— Requirements —
Extract the text of each entry below exactly, leaving every image behind.

— Record excerpts —
+++

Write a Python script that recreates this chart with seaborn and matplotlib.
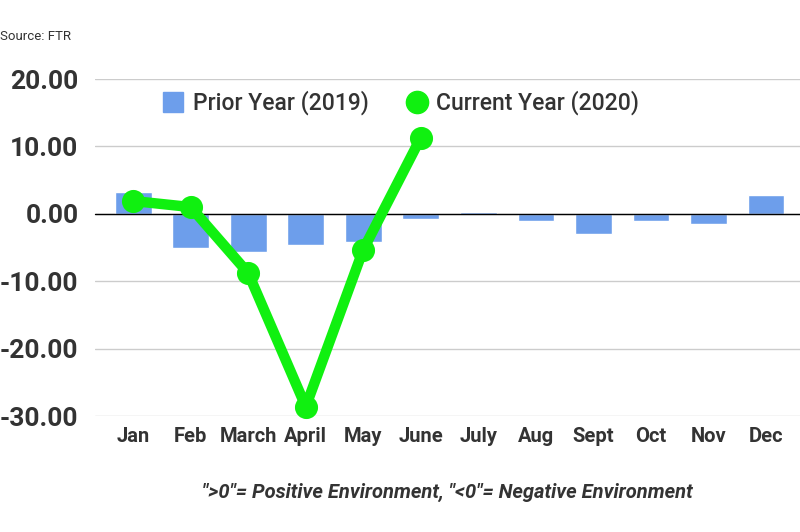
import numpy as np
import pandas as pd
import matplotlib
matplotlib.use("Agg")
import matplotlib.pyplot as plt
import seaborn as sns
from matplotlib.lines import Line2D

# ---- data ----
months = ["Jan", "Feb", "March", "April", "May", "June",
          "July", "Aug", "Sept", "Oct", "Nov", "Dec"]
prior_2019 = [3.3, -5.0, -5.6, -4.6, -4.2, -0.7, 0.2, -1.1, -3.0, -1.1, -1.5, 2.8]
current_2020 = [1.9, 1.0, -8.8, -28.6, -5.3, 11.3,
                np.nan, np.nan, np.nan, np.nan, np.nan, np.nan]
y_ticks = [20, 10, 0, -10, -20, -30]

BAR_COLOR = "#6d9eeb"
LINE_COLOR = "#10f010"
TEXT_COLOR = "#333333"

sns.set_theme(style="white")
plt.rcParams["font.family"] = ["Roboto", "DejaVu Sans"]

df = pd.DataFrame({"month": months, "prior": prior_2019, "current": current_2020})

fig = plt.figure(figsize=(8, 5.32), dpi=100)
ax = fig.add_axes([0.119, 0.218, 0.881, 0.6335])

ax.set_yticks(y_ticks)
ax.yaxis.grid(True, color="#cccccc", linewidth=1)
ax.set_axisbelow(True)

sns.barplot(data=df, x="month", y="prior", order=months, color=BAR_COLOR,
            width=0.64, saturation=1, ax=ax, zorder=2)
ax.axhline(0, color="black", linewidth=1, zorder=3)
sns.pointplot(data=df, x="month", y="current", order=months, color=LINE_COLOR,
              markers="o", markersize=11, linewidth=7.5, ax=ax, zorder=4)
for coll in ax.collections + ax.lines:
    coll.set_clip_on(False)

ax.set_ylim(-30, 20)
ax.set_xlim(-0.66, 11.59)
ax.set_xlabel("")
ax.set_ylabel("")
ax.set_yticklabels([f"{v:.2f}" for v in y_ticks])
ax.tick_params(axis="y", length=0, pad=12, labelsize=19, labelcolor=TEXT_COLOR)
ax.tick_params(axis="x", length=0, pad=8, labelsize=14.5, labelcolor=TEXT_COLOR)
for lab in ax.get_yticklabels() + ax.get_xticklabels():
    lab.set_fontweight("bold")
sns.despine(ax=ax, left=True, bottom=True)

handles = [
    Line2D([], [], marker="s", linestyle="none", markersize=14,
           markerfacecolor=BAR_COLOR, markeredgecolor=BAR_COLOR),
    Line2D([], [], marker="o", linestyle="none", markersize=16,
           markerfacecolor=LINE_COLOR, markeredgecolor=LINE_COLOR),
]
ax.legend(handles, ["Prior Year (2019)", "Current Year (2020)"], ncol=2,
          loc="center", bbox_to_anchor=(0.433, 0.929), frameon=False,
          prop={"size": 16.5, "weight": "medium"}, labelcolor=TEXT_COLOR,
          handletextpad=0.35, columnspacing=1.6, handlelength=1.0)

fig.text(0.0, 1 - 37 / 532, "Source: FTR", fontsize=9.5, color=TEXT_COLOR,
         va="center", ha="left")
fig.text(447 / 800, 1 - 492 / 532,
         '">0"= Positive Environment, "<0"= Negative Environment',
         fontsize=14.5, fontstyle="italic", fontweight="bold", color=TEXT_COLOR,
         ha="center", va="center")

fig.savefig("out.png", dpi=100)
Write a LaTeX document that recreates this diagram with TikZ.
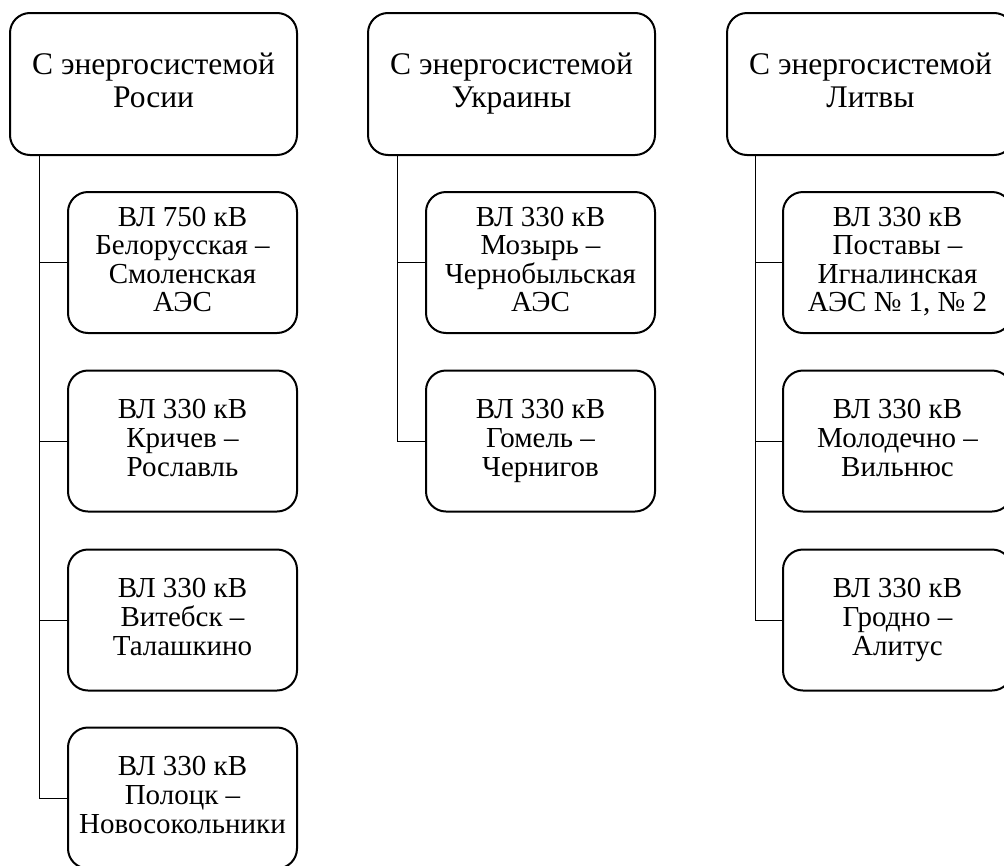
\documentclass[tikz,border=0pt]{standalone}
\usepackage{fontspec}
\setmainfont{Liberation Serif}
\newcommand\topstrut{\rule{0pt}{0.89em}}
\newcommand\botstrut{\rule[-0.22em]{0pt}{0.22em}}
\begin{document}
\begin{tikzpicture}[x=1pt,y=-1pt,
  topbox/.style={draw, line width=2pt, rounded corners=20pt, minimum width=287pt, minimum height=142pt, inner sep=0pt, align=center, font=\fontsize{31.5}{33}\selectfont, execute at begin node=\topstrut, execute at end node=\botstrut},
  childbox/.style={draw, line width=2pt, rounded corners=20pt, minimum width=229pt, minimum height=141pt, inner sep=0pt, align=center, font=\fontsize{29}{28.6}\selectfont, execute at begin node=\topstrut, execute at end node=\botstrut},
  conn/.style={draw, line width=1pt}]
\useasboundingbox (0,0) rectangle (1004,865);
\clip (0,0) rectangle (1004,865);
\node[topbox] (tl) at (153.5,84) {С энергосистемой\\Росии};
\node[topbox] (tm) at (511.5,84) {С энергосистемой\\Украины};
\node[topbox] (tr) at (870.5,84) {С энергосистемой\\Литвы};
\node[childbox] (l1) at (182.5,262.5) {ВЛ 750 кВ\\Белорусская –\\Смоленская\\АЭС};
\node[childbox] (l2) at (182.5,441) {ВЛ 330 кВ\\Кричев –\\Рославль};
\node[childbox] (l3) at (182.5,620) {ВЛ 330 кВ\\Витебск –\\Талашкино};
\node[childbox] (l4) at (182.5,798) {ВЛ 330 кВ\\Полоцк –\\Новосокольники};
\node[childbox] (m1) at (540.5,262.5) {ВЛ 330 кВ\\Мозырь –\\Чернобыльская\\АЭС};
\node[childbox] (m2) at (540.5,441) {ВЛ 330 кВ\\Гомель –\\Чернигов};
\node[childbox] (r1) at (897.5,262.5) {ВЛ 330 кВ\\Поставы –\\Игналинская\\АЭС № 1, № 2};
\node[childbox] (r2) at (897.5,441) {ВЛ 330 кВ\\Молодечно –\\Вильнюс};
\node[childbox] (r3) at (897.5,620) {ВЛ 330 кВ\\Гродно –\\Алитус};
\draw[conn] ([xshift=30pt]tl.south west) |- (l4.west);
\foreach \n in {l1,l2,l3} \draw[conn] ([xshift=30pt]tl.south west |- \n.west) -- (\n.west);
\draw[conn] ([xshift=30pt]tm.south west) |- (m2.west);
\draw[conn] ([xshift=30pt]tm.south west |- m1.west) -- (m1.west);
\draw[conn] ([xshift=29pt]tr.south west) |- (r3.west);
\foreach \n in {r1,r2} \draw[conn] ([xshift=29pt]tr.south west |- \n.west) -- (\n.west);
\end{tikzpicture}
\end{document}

+++

— Solution to this problem —
Write a Python script that recreates this chart with seaborn and matplotlib.
import numpy as np
import pandas as pd
import matplotlib
matplotlib.use("Agg")
import matplotlib.pyplot as plt
import seaborn as sns
from matplotlib.lines import Line2D

# ---- data ----
months = ["Jan", "Feb", "March", "April", "May", "June",
          "July", "Aug", "Sept", "Oct", "Nov", "Dec"]
prior_2019 = [3.3, -5.0, -5.6, -4.6, -4.2, -0.7, 0.2, -1.1, -3.0, -1.1, -1.5, 2.8]
current_2020 = [1.9, 1.0, -8.8, -28.6, -5.3, 11.3,
                np.nan, np.nan, np.nan, np.nan, np.nan, np.nan]
y_ticks = [20, 10, 0, -10, -20, -30]

BAR_COLOR = "#6d9eeb"
LINE_COLOR = "#10f010"
TEXT_COLOR = "#333333"

sns.set_theme(style="white")
plt.rcParams["font.family"] = ["Roboto", "DejaVu Sans"]

df = pd.DataFrame({"month": months, "prior": prior_2019, "current": current_2020})

fig = plt.figure(figsize=(8, 5.32), dpi=100)
ax = fig.add_axes([0.119, 0.218, 0.881, 0.6335])

ax.set_yticks(y_ticks)
ax.yaxis.grid(True, color="#cccccc", linewidth=1)
ax.set_axisbelow(True)

sns.barplot(data=df, x="month", y="prior", order=months, color=BAR_COLOR,
            width=0.64, saturation=1, ax=ax, zorder=2)
ax.axhline(0, color="black", linewidth=1, zorder=3)
sns.pointplot(data=df, x="month", y="current", order=months, color=LINE_COLOR,
              markers="o", markersize=11, linewidth=7.5, ax=ax, zorder=4)
for coll in ax.collections + ax.lines:
    coll.set_clip_on(False)

ax.set_ylim(-30, 20)
ax.set_xlim(-0.66, 11.59)
ax.set_xlabel("")
ax.set_ylabel("")
ax.set_yticklabels([f"{v:.2f}" for v in y_ticks])
ax.tick_params(axis="y", length=0, pad=12, labelsize=19, labelcolor=TEXT_COLOR)
ax.tick_params(axis="x", length=0, pad=8, labelsize=14.5, labelcolor=TEXT_COLOR)
for lab in ax.get_yticklabels() + ax.get_xticklabels():
    lab.set_fontweight("bold")
sns.despine(ax=ax, left=True, bottom=True)

handles = [
    Line2D([], [], marker="s", linestyle="none", markersize=14,
           markerfacecolor=BAR_COLOR, markeredgecolor=BAR_COLOR),
    Line2D([], [], marker="o", linestyle="none", markersize=16,
           markerfacecolor=LINE_COLOR, markeredgecolor=LINE_COLOR),
]
ax.legend(handles, ["Prior Year (2019)", "Current Year (2020)"], ncol=2,
          loc="center", bbox_to_anchor=(0.433, 0.929), frameon=False,
          prop={"size": 16.5, "weight": "medium"}, labelcolor=TEXT_COLOR,
          handletextpad=0.35, columnspacing=1.6, handlelength=1.0)

fig.text(0.0, 1 - 37 / 532, "Source: FTR", fontsize=9.5, color=TEXT_COLOR,
         va="center", ha="left")
fig.text(447 / 800, 1 - 492 / 532,
         '">0"= Positive Environment, "<0"= Negative Environment',
         fontsize=14.5, fontstyle="italic", fontweight="bold", color=TEXT_COLOR,
         ha="center", va="center")

fig.savefig("out.png", dpi=100)
Write a LaTeX document that recreates this diagram with TikZ.
\documentclass[tikz,border=0pt]{standalone}
\usepackage{fontspec}
\setmainfont{Liberation Serif}
\newcommand\topstrut{\rule{0pt}{0.89em}}
\newcommand\botstrut{\rule[-0.22em]{0pt}{0.22em}}
\begin{document}
\begin{tikzpicture}[x=1pt,y=-1pt,
  topbox/.style={draw, line width=2pt, rounded corners=20pt, minimum width=287pt, minimum height=142pt, inner sep=0pt, align=center, font=\fontsize{31.5}{33}\selectfont, execute at begin node=\topstrut, execute at end node=\botstrut},
  childbox/.style={draw, line width=2pt, rounded corners=20pt, minimum width=229pt, minimum height=141pt, inner sep=0pt, align=center, font=\fontsize{29}{28.6}\selectfont, execute at begin node=\topstrut, execute at end node=\botstrut},
  conn/.style={draw, line width=1pt}]
\useasboundingbox (0,0) rectangle (1004,865);
\clip (0,0) rectangle (1004,865);
\node[topbox] (tl) at (153.5,84) {С энергосистемой\\Росии};
\node[topbox] (tm) at (511.5,84) {С энергосистемой\\Украины};
\node[topbox] (tr) at (870.5,84) {С энергосистемой\\Литвы};
\node[childbox] (l1) at (182.5,262.5) {ВЛ 750 кВ\\Белорусская –\\Смоленская\\АЭС};
\node[childbox] (l2) at (182.5,441) {ВЛ 330 кВ\\Кричев –\\Рославль};
\node[childbox] (l3) at (182.5,620) {ВЛ 330 кВ\\Витебск –\\Талашкино};
\node[childbox] (l4) at (182.5,798) {ВЛ 330 кВ\\Полоцк –\\Новосокольники};
\node[childbox] (m1) at (540.5,262.5) {ВЛ 330 кВ\\Мозырь –\\Чернобыльская\\АЭС};
\node[childbox] (m2) at (540.5,441) {ВЛ 330 кВ\\Гомель –\\Чернигов};
\node[childbox] (r1) at (897.5,262.5) {ВЛ 330 кВ\\Поставы –\\Игналинская\\АЭС № 1, № 2};
\node[childbox] (r2) at (897.5,441) {ВЛ 330 кВ\\Молодечно –\\Вильнюс};
\node[childbox] (r3) at (897.5,620) {ВЛ 330 кВ\\Гродно –\\Алитус};
\draw[conn] ([xshift=30pt]tl.south west) |- (l4.west);
\foreach \n in {l1,l2,l3} \draw[conn] ([xshift=30pt]tl.south west |- \n.west) -- (\n.west);
\draw[conn] ([xshift=30pt]tm.south west) |- (m2.west);
\draw[conn] ([xshift=30pt]tm.south west |- m1.west) -- (m1.west);
\draw[conn] ([xshift=29pt]tr.south west) |- (r3.west);
\foreach \n in {r1,r2} \draw[conn] ([xshift=29pt]tr.south west |- \n.west) -- (\n.west);
\end{tikzpicture}
\end{document}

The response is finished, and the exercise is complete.